When an animal appears and passes in front of the photographic paper, I make a quick exposure with a small handheld flash, minimal enough to go unnoticed. After the animal disappears into the forest, I collect the paper, store it in a lightproof box, and later develop the print in a traditional darkroom.

Only then does the image reveal itself.

The animal leaves a ‘white shadow’ where the paper remains unexposed. Exposed areas turn black or shades of gray depending on the light exposure. Plants, rocks, insects and even raindrops are recorded in unpredictable ways. Occasionally an animal will leave footprints or chew the paper.

After selecting the best photograms, I return to the darkroom to tone the prints with pure gold to affect coloration and to ensure archival stability.

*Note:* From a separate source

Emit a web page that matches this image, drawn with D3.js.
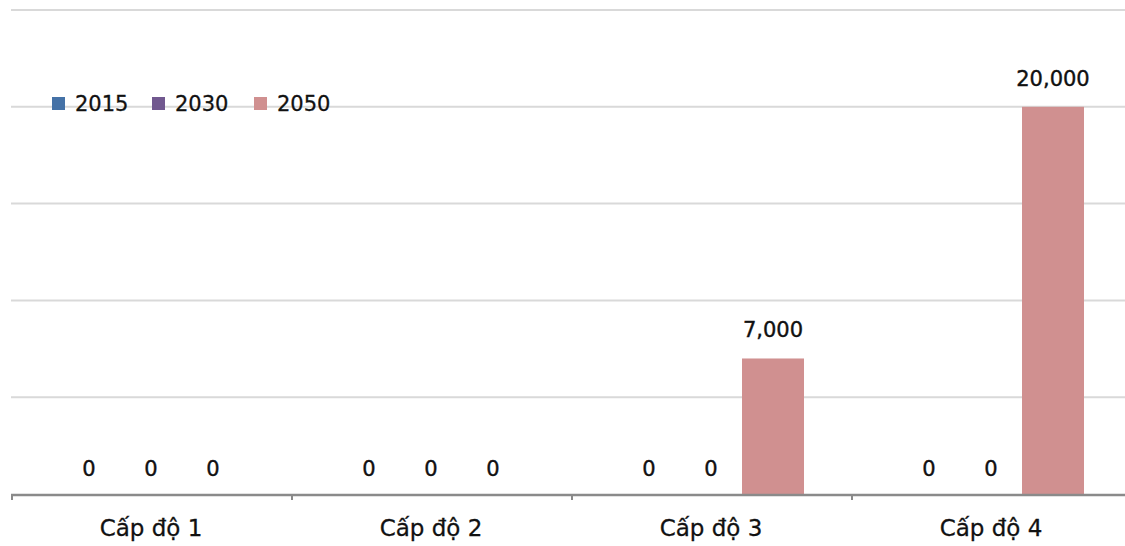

The result is a one-of-a-kind photographic artwork, a direct life-sized impression of a wild animal onto photographic paper. Each piece is a ghostly gift which reflects the fragility and majesty of the natural world.

To my knowledge, I am the only photographic artist working with wild animals to create photograms in the field. While I am on nature’s time, I also feel urgency to communicate my vision of the natural world as I watch species after species rapidly disappear from the planet by human hand.

When wild animals reveal themselves in moments of grace, that revelation moves from life to paper, from paper to viewer. Unlike digital photography of wildlife, often made with zoom lenses from far away, the viewer feels the presence of the animal on the paper. The effect is visceral and profound. Every choice I make is meant to honor my extraordinary experience with animals in the
wild and to encourage a world in which all creatures and their habitats are revered, respected, and protected.